Katherine W. Rinne, "Hydraulic Infrastructure and Urbanism in Early Modern Rome", in Papers of the British School at Rome, 73 (2005), 199-232.
Abstract
Between 1570 and the 1620s Rome was transformed from an essentially medieval city into a baroque one. During this period popes, cardinals, and other influential citizens restored ancient aqueducts and built new fountains with the intent of using water infrastructure as a tool to return Rome to its antique grandeur, solidify papal prestige, shift existing settlement patterns, stimulate economic development, and improve public health. Three gravity-flow aqueducts were built to serve Rome: the Acqua Vergine (1562-1570), Acqua Felice (1585-1587), and Acqua Paola (1607-1612). Each tapped ancient sources and combined partially restored ancient routes with new construction, and each served a particular watershed area. After a thousand years of finite resources Rome was now awash with pure drinking water and by the 1620’s there were nearly ninety new public fountains.
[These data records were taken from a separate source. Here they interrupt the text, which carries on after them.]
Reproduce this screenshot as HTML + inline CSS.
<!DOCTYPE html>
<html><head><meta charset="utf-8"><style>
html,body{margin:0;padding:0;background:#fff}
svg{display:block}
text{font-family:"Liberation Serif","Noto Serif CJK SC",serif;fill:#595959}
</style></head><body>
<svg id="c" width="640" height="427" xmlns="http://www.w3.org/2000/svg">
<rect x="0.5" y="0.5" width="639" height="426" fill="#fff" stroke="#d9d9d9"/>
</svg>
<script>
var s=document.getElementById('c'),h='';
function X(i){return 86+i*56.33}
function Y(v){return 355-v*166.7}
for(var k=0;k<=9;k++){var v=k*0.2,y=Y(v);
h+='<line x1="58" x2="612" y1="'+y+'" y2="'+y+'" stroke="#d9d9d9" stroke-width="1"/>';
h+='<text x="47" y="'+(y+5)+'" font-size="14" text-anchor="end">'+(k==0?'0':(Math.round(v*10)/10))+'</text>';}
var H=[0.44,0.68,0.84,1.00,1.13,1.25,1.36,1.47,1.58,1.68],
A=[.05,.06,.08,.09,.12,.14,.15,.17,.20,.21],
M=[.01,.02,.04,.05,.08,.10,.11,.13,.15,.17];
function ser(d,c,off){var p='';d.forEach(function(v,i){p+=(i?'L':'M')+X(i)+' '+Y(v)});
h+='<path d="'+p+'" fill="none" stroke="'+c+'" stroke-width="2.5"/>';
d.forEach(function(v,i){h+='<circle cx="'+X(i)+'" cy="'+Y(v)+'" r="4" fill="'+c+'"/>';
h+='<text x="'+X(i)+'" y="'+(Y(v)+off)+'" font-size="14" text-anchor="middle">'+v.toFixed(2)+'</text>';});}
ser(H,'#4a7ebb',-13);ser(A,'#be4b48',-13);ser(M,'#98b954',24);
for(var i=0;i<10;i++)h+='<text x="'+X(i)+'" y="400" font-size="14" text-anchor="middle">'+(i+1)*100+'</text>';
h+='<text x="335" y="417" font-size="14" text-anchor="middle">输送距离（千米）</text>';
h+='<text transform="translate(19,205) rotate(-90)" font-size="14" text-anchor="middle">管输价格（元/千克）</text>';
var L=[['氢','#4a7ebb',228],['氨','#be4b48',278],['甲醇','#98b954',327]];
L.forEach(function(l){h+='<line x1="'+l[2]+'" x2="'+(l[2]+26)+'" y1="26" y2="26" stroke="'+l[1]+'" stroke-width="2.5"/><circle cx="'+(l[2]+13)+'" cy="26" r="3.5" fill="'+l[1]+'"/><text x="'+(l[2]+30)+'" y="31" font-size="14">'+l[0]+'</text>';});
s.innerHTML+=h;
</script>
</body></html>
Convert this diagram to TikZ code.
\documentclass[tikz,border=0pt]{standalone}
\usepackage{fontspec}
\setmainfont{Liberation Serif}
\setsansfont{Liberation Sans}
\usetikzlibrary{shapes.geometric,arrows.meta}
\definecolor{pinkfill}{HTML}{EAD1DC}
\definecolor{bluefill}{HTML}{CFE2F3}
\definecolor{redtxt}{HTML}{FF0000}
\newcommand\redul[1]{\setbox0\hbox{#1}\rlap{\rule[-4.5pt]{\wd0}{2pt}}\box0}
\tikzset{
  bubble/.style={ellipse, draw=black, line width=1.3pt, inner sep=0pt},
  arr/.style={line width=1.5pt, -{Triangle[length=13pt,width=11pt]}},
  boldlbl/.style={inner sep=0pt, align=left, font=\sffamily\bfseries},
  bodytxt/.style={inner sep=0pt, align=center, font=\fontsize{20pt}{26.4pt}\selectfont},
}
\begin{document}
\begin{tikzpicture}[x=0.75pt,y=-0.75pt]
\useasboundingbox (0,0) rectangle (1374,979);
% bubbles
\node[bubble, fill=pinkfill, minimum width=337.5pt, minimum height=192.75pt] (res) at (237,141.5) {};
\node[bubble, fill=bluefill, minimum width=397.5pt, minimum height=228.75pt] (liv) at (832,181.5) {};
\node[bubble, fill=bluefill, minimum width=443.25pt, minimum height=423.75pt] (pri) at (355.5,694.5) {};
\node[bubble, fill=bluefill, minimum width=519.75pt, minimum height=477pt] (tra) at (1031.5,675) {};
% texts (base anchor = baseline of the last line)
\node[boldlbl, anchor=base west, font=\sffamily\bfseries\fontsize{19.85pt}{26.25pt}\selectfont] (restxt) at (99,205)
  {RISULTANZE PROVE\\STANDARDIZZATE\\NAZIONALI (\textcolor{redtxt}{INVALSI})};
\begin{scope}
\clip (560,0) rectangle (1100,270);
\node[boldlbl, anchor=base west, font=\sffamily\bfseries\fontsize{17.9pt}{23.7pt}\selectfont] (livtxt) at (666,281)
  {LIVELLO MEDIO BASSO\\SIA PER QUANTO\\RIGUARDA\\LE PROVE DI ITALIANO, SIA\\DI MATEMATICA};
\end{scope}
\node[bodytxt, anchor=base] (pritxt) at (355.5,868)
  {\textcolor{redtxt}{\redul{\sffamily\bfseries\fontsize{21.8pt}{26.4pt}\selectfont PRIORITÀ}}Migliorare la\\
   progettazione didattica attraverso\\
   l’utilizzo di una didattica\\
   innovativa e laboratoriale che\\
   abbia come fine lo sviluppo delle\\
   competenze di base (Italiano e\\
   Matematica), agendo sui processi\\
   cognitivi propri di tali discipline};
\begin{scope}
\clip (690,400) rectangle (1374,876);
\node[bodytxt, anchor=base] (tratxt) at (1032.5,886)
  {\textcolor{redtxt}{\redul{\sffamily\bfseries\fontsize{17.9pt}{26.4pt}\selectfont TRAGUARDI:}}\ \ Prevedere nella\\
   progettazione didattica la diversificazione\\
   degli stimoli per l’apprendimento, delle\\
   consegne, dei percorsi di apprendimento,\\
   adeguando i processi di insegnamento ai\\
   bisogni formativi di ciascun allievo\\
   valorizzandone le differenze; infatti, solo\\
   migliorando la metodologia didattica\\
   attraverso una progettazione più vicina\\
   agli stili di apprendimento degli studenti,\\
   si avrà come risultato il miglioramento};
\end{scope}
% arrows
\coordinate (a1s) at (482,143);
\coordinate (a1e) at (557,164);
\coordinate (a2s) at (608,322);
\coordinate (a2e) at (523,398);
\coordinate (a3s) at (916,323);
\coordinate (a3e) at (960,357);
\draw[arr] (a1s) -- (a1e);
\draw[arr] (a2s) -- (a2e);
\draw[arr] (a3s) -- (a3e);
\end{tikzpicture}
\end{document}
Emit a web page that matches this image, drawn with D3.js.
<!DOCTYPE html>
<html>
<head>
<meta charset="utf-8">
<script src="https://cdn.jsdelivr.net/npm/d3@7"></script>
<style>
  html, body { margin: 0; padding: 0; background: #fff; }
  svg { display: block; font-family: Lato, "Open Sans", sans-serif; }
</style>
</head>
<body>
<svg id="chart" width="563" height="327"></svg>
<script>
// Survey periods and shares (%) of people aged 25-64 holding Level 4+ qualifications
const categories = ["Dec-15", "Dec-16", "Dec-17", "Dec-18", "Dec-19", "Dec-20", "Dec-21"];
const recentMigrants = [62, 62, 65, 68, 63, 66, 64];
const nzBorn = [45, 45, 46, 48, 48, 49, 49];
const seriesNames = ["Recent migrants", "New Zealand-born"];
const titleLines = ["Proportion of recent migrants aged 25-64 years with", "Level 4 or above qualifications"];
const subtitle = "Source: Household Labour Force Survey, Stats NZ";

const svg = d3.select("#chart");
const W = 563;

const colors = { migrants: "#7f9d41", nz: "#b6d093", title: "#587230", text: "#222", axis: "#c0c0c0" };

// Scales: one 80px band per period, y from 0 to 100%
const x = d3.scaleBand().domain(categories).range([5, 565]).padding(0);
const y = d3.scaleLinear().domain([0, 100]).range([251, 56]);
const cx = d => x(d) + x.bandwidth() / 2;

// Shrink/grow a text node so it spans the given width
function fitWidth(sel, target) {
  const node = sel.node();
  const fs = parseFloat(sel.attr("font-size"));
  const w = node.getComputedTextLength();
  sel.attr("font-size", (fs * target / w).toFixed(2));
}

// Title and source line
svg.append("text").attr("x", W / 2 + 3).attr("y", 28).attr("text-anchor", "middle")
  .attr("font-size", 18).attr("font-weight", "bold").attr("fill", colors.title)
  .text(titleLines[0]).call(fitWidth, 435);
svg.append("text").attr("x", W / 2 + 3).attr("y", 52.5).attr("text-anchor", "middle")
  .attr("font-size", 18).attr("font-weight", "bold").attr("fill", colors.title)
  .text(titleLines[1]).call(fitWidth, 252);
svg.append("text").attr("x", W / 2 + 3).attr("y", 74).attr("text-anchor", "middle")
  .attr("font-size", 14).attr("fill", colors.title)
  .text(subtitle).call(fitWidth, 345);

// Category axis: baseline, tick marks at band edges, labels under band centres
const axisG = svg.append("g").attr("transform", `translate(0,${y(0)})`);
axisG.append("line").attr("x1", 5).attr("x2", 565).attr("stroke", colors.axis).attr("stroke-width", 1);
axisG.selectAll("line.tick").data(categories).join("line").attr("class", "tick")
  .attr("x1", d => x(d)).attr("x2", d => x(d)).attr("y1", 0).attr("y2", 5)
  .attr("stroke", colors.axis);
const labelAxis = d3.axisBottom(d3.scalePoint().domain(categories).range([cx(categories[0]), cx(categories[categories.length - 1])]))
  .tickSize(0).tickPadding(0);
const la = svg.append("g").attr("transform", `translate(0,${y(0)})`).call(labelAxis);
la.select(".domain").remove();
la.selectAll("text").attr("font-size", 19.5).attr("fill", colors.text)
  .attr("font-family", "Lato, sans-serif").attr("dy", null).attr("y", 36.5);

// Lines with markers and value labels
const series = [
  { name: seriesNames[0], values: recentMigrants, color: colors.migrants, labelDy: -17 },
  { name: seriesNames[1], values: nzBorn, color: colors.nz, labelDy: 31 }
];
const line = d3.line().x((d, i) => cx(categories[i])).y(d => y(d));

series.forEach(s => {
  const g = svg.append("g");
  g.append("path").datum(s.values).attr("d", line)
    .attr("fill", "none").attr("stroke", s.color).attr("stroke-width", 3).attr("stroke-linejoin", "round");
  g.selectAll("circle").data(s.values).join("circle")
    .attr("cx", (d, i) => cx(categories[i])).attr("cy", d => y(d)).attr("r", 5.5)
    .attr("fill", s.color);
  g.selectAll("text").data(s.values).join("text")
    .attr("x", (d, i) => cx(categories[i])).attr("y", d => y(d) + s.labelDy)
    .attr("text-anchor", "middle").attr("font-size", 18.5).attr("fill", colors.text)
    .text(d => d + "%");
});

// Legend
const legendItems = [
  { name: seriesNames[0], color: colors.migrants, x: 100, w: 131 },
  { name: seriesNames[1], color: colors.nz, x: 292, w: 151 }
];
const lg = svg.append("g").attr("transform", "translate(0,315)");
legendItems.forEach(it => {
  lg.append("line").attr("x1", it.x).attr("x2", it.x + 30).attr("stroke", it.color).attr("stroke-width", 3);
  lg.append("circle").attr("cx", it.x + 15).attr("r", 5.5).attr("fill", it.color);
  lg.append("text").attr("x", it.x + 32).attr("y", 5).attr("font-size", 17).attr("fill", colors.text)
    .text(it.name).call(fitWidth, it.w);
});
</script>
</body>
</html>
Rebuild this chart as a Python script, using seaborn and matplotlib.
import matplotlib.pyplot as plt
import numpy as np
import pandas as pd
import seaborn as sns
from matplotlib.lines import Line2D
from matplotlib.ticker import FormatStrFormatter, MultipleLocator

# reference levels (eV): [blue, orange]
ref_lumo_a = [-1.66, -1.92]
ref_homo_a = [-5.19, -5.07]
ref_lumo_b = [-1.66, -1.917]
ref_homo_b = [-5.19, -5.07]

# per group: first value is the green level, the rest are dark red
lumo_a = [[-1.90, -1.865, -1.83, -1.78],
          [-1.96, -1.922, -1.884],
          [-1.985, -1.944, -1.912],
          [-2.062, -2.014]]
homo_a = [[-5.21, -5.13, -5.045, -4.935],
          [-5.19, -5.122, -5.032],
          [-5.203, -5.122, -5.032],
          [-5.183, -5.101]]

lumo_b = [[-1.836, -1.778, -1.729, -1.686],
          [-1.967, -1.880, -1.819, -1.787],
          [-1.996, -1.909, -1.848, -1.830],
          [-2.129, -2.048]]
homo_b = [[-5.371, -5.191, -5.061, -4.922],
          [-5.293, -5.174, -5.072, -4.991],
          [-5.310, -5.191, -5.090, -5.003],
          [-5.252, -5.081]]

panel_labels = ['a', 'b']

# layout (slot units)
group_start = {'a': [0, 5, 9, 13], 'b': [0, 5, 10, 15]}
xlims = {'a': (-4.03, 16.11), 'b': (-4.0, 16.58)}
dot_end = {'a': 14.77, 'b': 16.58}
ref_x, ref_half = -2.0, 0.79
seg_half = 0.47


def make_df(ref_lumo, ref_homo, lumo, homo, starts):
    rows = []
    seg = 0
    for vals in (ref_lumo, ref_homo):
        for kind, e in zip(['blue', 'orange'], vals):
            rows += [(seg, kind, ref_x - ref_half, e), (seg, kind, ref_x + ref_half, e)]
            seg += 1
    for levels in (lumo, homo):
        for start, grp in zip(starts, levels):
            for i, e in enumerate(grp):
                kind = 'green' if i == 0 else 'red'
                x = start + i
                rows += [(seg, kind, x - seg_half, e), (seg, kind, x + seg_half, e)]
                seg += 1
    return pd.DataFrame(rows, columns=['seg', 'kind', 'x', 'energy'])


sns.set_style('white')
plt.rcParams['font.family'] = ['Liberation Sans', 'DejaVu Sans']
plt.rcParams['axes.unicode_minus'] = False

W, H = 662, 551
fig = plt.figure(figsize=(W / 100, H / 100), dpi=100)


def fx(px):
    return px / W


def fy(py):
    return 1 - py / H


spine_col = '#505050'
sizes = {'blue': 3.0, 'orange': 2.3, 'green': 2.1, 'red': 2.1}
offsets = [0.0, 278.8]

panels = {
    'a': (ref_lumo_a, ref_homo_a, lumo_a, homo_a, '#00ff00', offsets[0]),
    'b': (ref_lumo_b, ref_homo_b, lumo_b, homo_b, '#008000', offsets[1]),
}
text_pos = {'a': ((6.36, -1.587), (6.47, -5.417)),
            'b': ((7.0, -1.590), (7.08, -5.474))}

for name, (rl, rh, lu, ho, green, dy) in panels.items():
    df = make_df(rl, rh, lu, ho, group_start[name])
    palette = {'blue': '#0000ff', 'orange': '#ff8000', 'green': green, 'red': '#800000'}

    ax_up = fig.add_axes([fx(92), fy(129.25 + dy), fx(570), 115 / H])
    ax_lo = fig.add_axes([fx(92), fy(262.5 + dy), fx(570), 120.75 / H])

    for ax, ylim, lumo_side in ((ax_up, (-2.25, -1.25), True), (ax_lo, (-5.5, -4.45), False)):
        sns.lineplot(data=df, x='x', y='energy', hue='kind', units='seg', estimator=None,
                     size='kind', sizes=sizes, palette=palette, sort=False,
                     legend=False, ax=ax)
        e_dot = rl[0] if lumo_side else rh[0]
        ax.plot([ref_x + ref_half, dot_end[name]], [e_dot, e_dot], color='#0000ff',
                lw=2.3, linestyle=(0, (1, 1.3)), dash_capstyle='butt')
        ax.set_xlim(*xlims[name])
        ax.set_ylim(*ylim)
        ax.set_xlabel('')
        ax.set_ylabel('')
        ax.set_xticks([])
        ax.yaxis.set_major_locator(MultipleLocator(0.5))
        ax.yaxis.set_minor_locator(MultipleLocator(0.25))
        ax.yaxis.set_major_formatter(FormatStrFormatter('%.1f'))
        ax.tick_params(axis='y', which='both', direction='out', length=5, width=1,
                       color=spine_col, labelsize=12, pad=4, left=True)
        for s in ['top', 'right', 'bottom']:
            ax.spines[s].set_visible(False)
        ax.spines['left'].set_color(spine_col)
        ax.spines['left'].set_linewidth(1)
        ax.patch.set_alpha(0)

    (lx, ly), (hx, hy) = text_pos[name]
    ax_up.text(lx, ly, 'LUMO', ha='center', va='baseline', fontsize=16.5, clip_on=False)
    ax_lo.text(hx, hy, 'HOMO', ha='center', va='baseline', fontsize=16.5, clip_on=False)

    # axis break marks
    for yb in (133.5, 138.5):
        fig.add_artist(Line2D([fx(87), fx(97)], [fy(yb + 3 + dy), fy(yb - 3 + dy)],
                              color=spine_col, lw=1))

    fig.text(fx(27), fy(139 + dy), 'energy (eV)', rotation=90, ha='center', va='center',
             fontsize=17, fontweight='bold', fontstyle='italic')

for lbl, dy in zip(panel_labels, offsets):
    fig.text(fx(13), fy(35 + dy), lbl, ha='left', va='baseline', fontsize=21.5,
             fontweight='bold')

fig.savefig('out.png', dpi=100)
In this article, I demonstrate how urban development was optimized in areas where water could be delivered. The fountains are examined topographically, socially, technologically and contextually; that is, where they were sited and why, who sponsored them and who they served, how they worked, and where they fit within Roman urban water infrastructure as a whole. I demonstrate that the fountains (the most widely studied features of the baroque water system) were far more than urban ornaments, but were actually the most visually prominent features of a new, although largely hidden, physical order, built upon an integrated water infrastructure system that included aqueducts, conduits, distribution tanks, and sewers, all of which are discussed here. This order existed at the scale of the neighborhood and of the city, as water infrastructure provided an armature to organize, and effectively control public space, perhaps for the first time since antiquity. The political, economic, and social implications of this physical order were profoundly resonant in early modern Rome, and the principles evident in this discussion are applicable in the development of new theories of infrastructural urbanism.